La publication officielle samedi de la dernière édition du manuel de référence pour le diagnostic des maladies et troubles mentaux de la psychiatrie américaine suscite de vives controverses dans la discipline et au-delà.

Il s'agit de la cinquième édition et de la première révision depuis près de 20 ans de ce document (Diagnostic and Statistical Manual of Mental Disorders - DSM-5) pilotée par l'American Psychiatric Association (APA) forte de 35 000 membres.

La refonte des critères définissant l'autisme qui englobe désormais toutes les formes de ce trouble dans une seule catégorie appelée «trouble du spectre autistique», a été l'un des changements proposés les plus controversés.

Selon certains psychiatres et fondations privées, cette nouvelle nomenclature pourrait exclure nombre d'enfants atteints de variantes du syndrome comme Asperger.

Le guide DSM sert de référence aux compagnies d'assurances maladie pour le remboursement des soins et médicaments ainsi qu'aux agences gouvernementales fédérales, des États et locales pour octroyer des aides ou l'accès à des programmes scolaires spécialisés.

Si la définition de l'autisme a été resserrée, celle du syndrome du déficit d'attention a été élargie tandis que de «nouveaux troubles» ont été ajoutés comme la dépression grave provoquée par le décès d'un être cher, les crises de colère extrêmes et fréquentes des jeunes enfants ou encore les trous de mémoire occasionnels chez des personnes plus âgées appelés «troubles neurocognitifs légers».

L'American Psychiatric Association, réunie ce week-end à San Francisco, fait valoir que ces révisions dans son nouveau manuel de 947 pages vont aider les médecins à établir de meilleurs diagnostics et à mieux choisir les traitements.

Mais les détracteurs mettent en garde contre un abus des diagnostics et une surmédicalisation pour traiter des états de stress passagers normaux de la vie.

Le Dr Allen Frances, professeur retraité de psychiatrie de l'Université Duke (Caroline du Nord), estime que la «nouvelle bible de la psychiatrie» va aggraver l'inflation actuelle de diagnostics de troubles psychiatriques et transformer des millions de personnes normales en malades mentaux».

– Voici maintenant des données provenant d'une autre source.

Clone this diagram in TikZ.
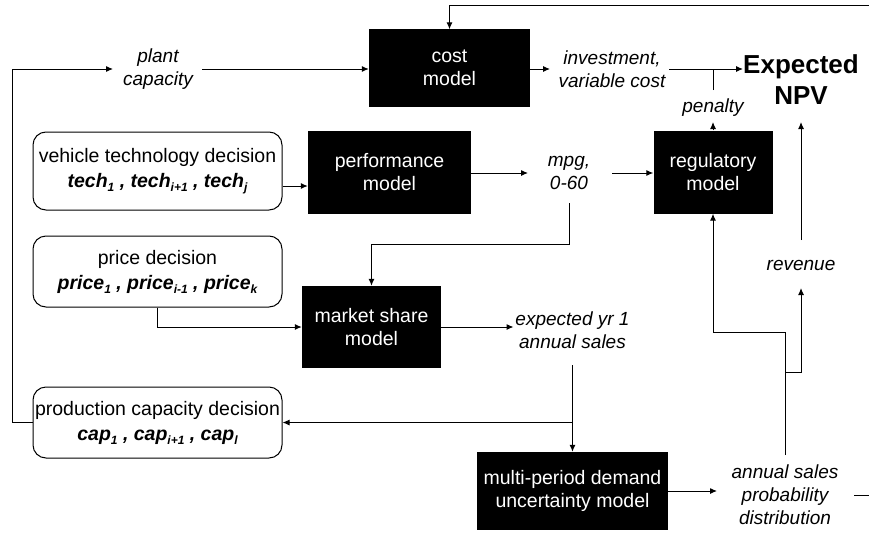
\documentclass[tikz,border=0pt]{standalone}
\usepackage{fontspec}
\setmainfont{Liberation Sans}
\usetikzlibrary{arrows.meta}
% small lowered index for the decision variables
\newcommand\lowidx[1]{\raisebox{-0.4ex}{\fontsize{12}{12}\selectfont #1}}
\begin{document}
\begin{tikzpicture}[x=1pt,y=-1pt,
  model/.style={fill=black,text=white,inner sep=0pt,align=center,
    font=\fontsize{19.5}{23}\selectfont},
  decision/.style={draw=black,line width=1pt,rounded corners=13pt,fill=white,
    inner sep=0pt,align=center,font=\fontsize{19.5}{25}\selectfont,
    minimum width=249pt},
  label/.style={inner sep=0pt,align=center,font=\itshape\fontsize{19}{23}\selectfont},
  wire/.style={draw=black,line width=1pt},
  arr/.style={wire,-{Latex[length=7pt,width=6pt]}}
]
\useasboundingbox (0,0) rectangle (869,535);
\clip (0,0) rectangle (869,535);
\fill[white] (0,0) rectangle (869,535);

% black model blocks
\node[model,minimum width=161pt,minimum height=77pt] (cost) at (449.5,68) {cost\\model};
\node[model,minimum width=163pt,minimum height=83pt] (perf) at (389.5,172) {performance\\model};
\node[model,minimum width=119pt,minimum height=83pt] (reg) at (713,172) {regulatory\\model};
\node[model,minimum width=139pt,minimum height=82pt] (mkt) at (371.5,327) {market share\\model};
\node[model,minimum width=191pt,minimum height=78pt] (multi) at (572.5,491) {multi-period demand\\uncertainty model};

% decision boxes
\node[decision,minimum height=78pt] (veh) at (157.5,171)
  {vehicle technology decision\\{\bfseries\itshape tech\lowidx{1} , tech\lowidx{i+1} , tech\lowidx{j}}};
\node[decision,minimum height=71pt] (price) at (157.5,271.5)
  {price decision\\{\bfseries\itshape price\lowidx{1} , price\lowidx{i-1} , price\lowidx{k}}};
\node[decision,minimum height=71pt] (prod) at (157.5,422.5)
  {production capacity decision\\{\bfseries\itshape cap\lowidx{1} , cap\lowidx{i+1} , cap\lowidx{l}}};

% quantities passed between the blocks
\node[label] (plant) at (158,69) {plant\\capacity};
\node[label] (inv) at (612,69) {investment,\\variable cost};
\node[inner sep=0pt,align=center,font=\bfseries\fontsize{26}{31}\selectfont] (npv) at (801,80) {Expected\\NPV};
\node[label] (penalty) at (713,108) {penalty};
\node[label] (mpg) at (569,173) {mpg,\\0-60};
\node[label] (rev) at (801,265) {revenue};
\node[label] (exp) at (572.5,330) {expected yr 1\\annual sales};
\node[label] (annual) at (785,495) {annual sales\\probability\\distribution};

% routing points
\coordinate (lx) at (12,0);
\coordinate (far) at (884,6);
\coordinate (midrow) at (0,244);
\coordinate (vrow) at (0,186);
\coordinate (bend) at (785,332);
\coordinate (split) at (785,372);

% capacity loop on the left
\draw[arr] (prod.west) -- (prod.west -| lx) |- ([xshift=-45pt]plant.center);
\draw[arr] ([xshift=44pt]plant.center) -- (cost.west |- plant.center);

% cost branch
\draw[arr] (cost.east |- inv.center) -- ([xshift=-62pt]inv.center);
\draw[arr] ([xshift=57pt]inv.center) -- (inv.center -| npv.west);
\draw[wire] ([yshift=18pt]penalty.center) -- (penalty.center |- inv.center);
\draw[arr] (reg.north) -- ([yshift=-14pt]penalty.center);

% demand feedback over the top
\draw[arr] ([xshift=69pt]annual.center) -| (far) -| (cost.north);

% technology and performance
\draw[arr] (veh.east |- vrow) -- (perf.west |- vrow);
\draw[arr] (perf.east |- mpg.center) -- ([xshift=-41pt]mpg.center);
\draw[arr] ([xshift=43pt]mpg.center) -- (reg.west |- mpg.center);
\draw[arr] ([yshift=-30pt]mpg.center) -- (mpg.center |- midrow) -| (mkt.north);

% price and market share
\draw[arr] (price.south) |- (mkt.west);
\draw[arr] (mkt.east) -- ([xshift=-59pt]exp.center |- mkt.east);
\draw[arr] ([yshift=-35pt]exp.center) -- (multi.north);
\draw[arr] (prod.east -| multi.north) -- (prod.east);

% demand uncertainty outputs
\draw[arr] (multi.east) -- ([xshift=-68pt]annual.center |- multi.east);
\draw[arr] ([yshift=40pt]annual.center) -- (bend) -| (reg.south);
\draw[arr] (split) -| ([yshift=-23pt]rev.center);
\draw[arr] ([yshift=25pt]rev.center) -- ([yshift=-42pt]npv.center);
\end{tikzpicture}
\end{document}
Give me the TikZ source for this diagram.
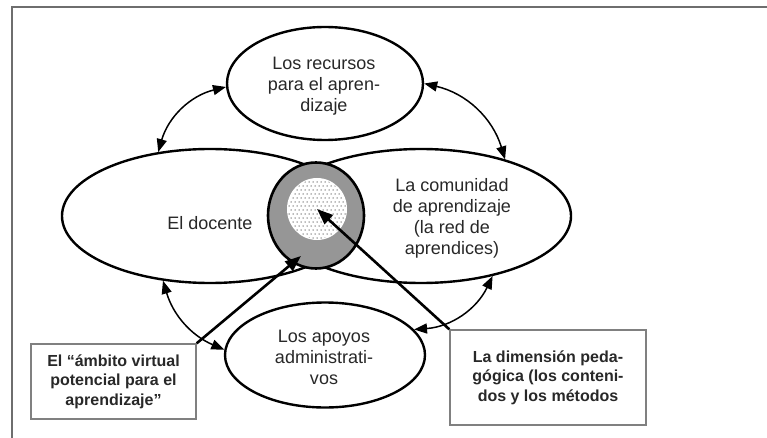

Ce psychiatre respecté dénonce notamment la pratique actuelle de la psychiatrie dans un livre publié le 14 mai, intitulé «Saving Normal» (préserver ce qui est normal).

Des critiques du nouveau manuel vont au-delà de la classification des troubles mentaux et visent son approche même.

Ainsi le Dr Thomas Insel, directeur du «National Institute of Mental Health», plus grande institution publique au monde de recherche sur la santé mentale, estime que le manuel manque de pertinence, car il se borne seulement à décrire des symptômes des troubles mentaux.

«Alors que le manuel DSM est présenté comme la bible de la psychiatrie, il n'est au mieux qu'un dictionnaire, créant un ensemble de labels dont il apporte une définition», écrit-il dans son blogue.

Il explique que son objectif est de changer la direction de la recherche en santé mentale en se concentrant sur la biologie, la génétique et la neurologie pour que la science puisse définir les troubles mentaux par leurs causes plutôt que par leurs symptômes.

«Tant que les chercheurs prendront le manuel de psychiatrie pour la bible de la discipline, nous ne ferons jamais de progrès», a-t-il par ailleurs déclaré dans une interview au New York Times.

«Nous sommes encore au tout début de la compréhension des dysfonctionnements des fonctions mentales comme d'ailleurs des fonctions normales du cerveau», explique à l'AFP le Dr Liza Gold, professeur de psychiatrie clinique à la faculté de médecine de l'Université Georgetown à Washington.

Elle rappelle que le président Barack Obama a lancé en avril un ambitieux projet de recherche visant à percer les mystères du cerveau humain qui devrait ouvrir la voie à des traitements pour guérir, voire prévenir des pathologies cérébrales comme Alzheimer, Parkinson ou soigner des traumatismes cérébraux et des troubles psychiatriques.

«L'initiative sur le cerveau donnera aux scientifiques les outils dont ils ont besoin pour obtenir une image du cerveau en action et permettra de mieux comprendre comment nous pensons, apprenons et mémorisons», avait dit M. Obama.